__INSTRUCTION__:
Extract the complete data exactly as given.

-------- COLLECTED DATA

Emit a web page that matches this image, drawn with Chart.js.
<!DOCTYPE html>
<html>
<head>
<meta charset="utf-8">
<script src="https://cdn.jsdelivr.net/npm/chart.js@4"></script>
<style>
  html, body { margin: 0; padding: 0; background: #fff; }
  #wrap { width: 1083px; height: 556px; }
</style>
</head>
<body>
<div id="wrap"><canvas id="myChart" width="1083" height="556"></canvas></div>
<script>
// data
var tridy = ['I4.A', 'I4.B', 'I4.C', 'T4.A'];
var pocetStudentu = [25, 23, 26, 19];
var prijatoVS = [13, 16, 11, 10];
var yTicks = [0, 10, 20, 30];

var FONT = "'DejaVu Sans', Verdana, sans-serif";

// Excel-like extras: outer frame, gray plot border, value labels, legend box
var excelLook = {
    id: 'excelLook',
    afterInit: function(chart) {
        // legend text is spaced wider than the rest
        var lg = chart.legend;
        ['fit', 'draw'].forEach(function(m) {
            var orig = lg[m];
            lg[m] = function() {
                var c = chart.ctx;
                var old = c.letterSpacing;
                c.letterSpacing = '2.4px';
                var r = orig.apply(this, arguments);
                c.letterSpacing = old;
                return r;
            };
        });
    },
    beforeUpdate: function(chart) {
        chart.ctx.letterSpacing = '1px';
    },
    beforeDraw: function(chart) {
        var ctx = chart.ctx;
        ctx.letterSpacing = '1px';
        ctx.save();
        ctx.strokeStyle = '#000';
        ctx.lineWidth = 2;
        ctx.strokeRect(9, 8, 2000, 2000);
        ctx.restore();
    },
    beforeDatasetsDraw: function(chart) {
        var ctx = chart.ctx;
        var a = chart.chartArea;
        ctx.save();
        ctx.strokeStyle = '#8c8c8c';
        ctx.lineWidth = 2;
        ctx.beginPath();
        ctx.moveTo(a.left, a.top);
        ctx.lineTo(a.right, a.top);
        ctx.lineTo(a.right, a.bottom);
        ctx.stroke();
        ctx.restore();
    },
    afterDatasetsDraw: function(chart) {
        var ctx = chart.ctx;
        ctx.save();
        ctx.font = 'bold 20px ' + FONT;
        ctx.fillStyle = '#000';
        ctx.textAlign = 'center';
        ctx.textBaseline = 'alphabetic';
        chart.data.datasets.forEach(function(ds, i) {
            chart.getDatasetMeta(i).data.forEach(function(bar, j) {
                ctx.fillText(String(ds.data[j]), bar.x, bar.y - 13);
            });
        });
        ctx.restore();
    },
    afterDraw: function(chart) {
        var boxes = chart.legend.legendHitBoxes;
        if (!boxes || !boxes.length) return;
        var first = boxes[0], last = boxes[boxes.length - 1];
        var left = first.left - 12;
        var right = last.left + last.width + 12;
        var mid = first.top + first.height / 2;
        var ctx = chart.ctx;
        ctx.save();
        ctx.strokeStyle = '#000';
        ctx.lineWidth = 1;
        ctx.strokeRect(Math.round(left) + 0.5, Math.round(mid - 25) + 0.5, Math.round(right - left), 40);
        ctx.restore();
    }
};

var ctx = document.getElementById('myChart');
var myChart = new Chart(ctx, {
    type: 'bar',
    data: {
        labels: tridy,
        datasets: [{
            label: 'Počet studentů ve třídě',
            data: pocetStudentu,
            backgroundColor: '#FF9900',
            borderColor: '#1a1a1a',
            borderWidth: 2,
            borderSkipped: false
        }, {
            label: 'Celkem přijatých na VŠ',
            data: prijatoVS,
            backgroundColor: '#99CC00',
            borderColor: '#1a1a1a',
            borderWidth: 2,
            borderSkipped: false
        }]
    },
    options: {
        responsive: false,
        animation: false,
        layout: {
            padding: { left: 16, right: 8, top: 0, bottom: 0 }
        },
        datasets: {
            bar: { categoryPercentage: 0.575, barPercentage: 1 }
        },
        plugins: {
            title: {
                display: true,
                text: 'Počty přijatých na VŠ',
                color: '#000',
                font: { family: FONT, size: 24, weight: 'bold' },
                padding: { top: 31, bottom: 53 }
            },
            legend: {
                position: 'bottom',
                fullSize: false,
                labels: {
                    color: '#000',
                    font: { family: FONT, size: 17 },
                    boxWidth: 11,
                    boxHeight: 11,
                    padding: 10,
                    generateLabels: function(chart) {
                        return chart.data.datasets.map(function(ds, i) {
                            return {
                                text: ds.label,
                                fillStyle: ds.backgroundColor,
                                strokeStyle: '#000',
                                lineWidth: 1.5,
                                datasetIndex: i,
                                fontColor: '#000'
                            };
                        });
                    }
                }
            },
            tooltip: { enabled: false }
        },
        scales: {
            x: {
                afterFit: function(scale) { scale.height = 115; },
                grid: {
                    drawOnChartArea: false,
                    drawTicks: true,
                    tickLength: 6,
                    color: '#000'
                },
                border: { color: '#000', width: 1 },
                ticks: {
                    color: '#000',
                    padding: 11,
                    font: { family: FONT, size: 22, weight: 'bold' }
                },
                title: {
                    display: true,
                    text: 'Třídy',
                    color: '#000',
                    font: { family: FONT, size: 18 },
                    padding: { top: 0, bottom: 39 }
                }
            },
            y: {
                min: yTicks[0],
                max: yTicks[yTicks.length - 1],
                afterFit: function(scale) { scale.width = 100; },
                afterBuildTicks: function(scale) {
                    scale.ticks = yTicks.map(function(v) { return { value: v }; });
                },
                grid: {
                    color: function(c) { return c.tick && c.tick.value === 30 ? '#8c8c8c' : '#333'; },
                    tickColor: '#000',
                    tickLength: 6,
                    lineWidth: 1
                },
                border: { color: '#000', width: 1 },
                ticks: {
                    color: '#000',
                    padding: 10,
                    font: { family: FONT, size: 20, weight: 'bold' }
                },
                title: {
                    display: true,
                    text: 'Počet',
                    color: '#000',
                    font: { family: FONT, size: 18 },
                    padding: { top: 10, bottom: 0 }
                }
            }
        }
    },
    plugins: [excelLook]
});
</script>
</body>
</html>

----------------

__EXERCISE RESPONSE__:
Emit a web page that matches this image, drawn with Chart.js.
<!DOCTYPE html>
<html>
<head>
<meta charset="utf-8">
<script src="https://cdn.jsdelivr.net/npm/chart.js@4"></script>
<style>
  html, body { margin: 0; padding: 0; background: #fff; }
  #wrap { width: 1083px; height: 556px; }
</style>
</head>
<body>
<div id="wrap"><canvas id="myChart" width="1083" height="556"></canvas></div>
<script>
// data
var tridy = ['I4.A', 'I4.B', 'I4.C', 'T4.A'];
var pocetStudentu = [25, 23, 26, 19];
var prijatoVS = [13, 16, 11, 10];
var yTicks = [0, 10, 20, 30];

var FONT = "'DejaVu Sans', Verdana, sans-serif";

// Excel-like extras: outer frame, gray plot border, value labels, legend box
var excelLook = {
    id: 'excelLook',
    afterInit: function(chart) {
        // legend text is spaced wider than the rest
        var lg = chart.legend;
        ['fit', 'draw'].forEach(function(m) {
            var orig = lg[m];
            lg[m] = function() {
                var c = chart.ctx;
                var old = c.letterSpacing;
                c.letterSpacing = '2.4px';
                var r = orig.apply(this, arguments);
                c.letterSpacing = old;
                return r;
            };
        });
    },
    beforeUpdate: function(chart) {
        chart.ctx.letterSpacing = '1px';
    },
    beforeDraw: function(chart) {
        var ctx = chart.ctx;
        ctx.letterSpacing = '1px';
        ctx.save();
        ctx.strokeStyle = '#000';
        ctx.lineWidth = 2;
        ctx.strokeRect(9, 8, 2000, 2000);
        ctx.restore();
    },
    beforeDatasetsDraw: function(chart) {
        var ctx = chart.ctx;
        var a = chart.chartArea;
        ctx.save();
        ctx.strokeStyle = '#8c8c8c';
        ctx.lineWidth = 2;
        ctx.beginPath();
        ctx.moveTo(a.left, a.top);
        ctx.lineTo(a.right, a.top);
        ctx.lineTo(a.right, a.bottom);
        ctx.stroke();
        ctx.restore();
    },
    afterDatasetsDraw: function(chart) {
        var ctx = chart.ctx;
        ctx.save();
        ctx.font = 'bold 20px ' + FONT;
        ctx.fillStyle = '#000';
        ctx.textAlign = 'center';
        ctx.textBaseline = 'alphabetic';
        chart.data.datasets.forEach(function(ds, i) {
            chart.getDatasetMeta(i).data.forEach(function(bar, j) {
                ctx.fillText(String(ds.data[j]), bar.x, bar.y - 13);
            });
        });
        ctx.restore();
    },
    afterDraw: function(chart) {
        var boxes = chart.legend.legendHitBoxes;
        if (!boxes || !boxes.length) return;
        var first = boxes[0], last = boxes[boxes.length - 1];
        var left = first.left - 12;
        var right = last.left + last.width + 12;
        var mid = first.top + first.height / 2;
        var ctx = chart.ctx;
        ctx.save();
        ctx.strokeStyle = '#000';
        ctx.lineWidth = 1;
        ctx.strokeRect(Math.round(left) + 0.5, Math.round(mid - 25) + 0.5, Math.round(right - left), 40);
        ctx.restore();
    }
};

var ctx = document.getElementById('myChart');
var myChart = new Chart(ctx, {
    type: 'bar',
    data: {
        labels: tridy,
        datasets: [{
            label: 'Počet studentů ve třídě',
            data: pocetStudentu,
            backgroundColor: '#FF9900',
            borderColor: '#1a1a1a',
            borderWidth: 2,
            borderSkipped: false
        }, {
            label: 'Celkem přijatých na VŠ',
            data: prijatoVS,
            backgroundColor: '#99CC00',
            borderColor: '#1a1a1a',
            borderWidth: 2,
            borderSkipped: false
        }]
    },
    options: {
        responsive: false,
        animation: false,
        layout: {
            padding: { left: 16, right: 8, top: 0, bottom: 0 }
        },
        datasets: {
            bar: { categoryPercentage: 0.575, barPercentage: 1 }
        },
        plugins: {
            title: {
                display: true,
                text: 'Počty přijatých na VŠ',
                color: '#000',
                font: { family: FONT, size: 24, weight: 'bold' },
                padding: { top: 31, bottom: 53 }
            },
            legend: {
                position: 'bottom',
                fullSize: false,
                labels: {
                    color: '#000',
                    font: { family: FONT, size: 17 },
                    boxWidth: 11,
                    boxHeight: 11,
                    padding: 10,
                    generateLabels: function(chart) {
                        return chart.data.datasets.map(function(ds, i) {
                            return {
                                text: ds.label,
                                fillStyle: ds.backgroundColor,
                                strokeStyle: '#000',
                                lineWidth: 1.5,
                                datasetIndex: i,
                                fontColor: '#000'
                            };
                        });
                    }
                }
            },
            tooltip: { enabled: false }
        },
        scales: {
            x: {
                afterFit: function(scale) { scale.height = 115; },
                grid: {
                    drawOnChartArea: false,
                    drawTicks: true,
                    tickLength: 6,
                    color: '#000'
                },
                border: { color: '#000', width: 1 },
                ticks: {
                    color: '#000',
                    padding: 11,
                    font: { family: FONT, size: 22, weight: 'bold' }
                },
                title: {
                    display: true,
                    text: 'Třídy',
                    color: '#000',
                    font: { family: FONT, size: 18 },
                    padding: { top: 0, bottom: 39 }
                }
            },
            y: {
                min: yTicks[0],
                max: yTicks[yTicks.length - 1],
                afterFit: function(scale) { scale.width = 100; },
                afterBuildTicks: function(scale) {
                    scale.ticks = yTicks.map(function(v) { return { value: v }; });
                },
                grid: {
                    color: function(c) { return c.tick && c.tick.value === 30 ? '#8c8c8c' : '#333'; },
                    tickColor: '#000',
                    tickLength: 6,
                    lineWidth: 1
                },
                border: { color: '#000', width: 1 },
                ticks: {
                    color: '#000',
                    padding: 10,
                    font: { family: FONT, size: 20, weight: 'bold' }
                },
                title: {
                    display: true,
                    text: 'Počet',
                    color: '#000',
                    font: { family: FONT, size: 18 },
                    padding: { top: 10, bottom: 0 }
                }
            }
        }
    },
    plugins: [excelLook]
});
</script>
</body>
</html>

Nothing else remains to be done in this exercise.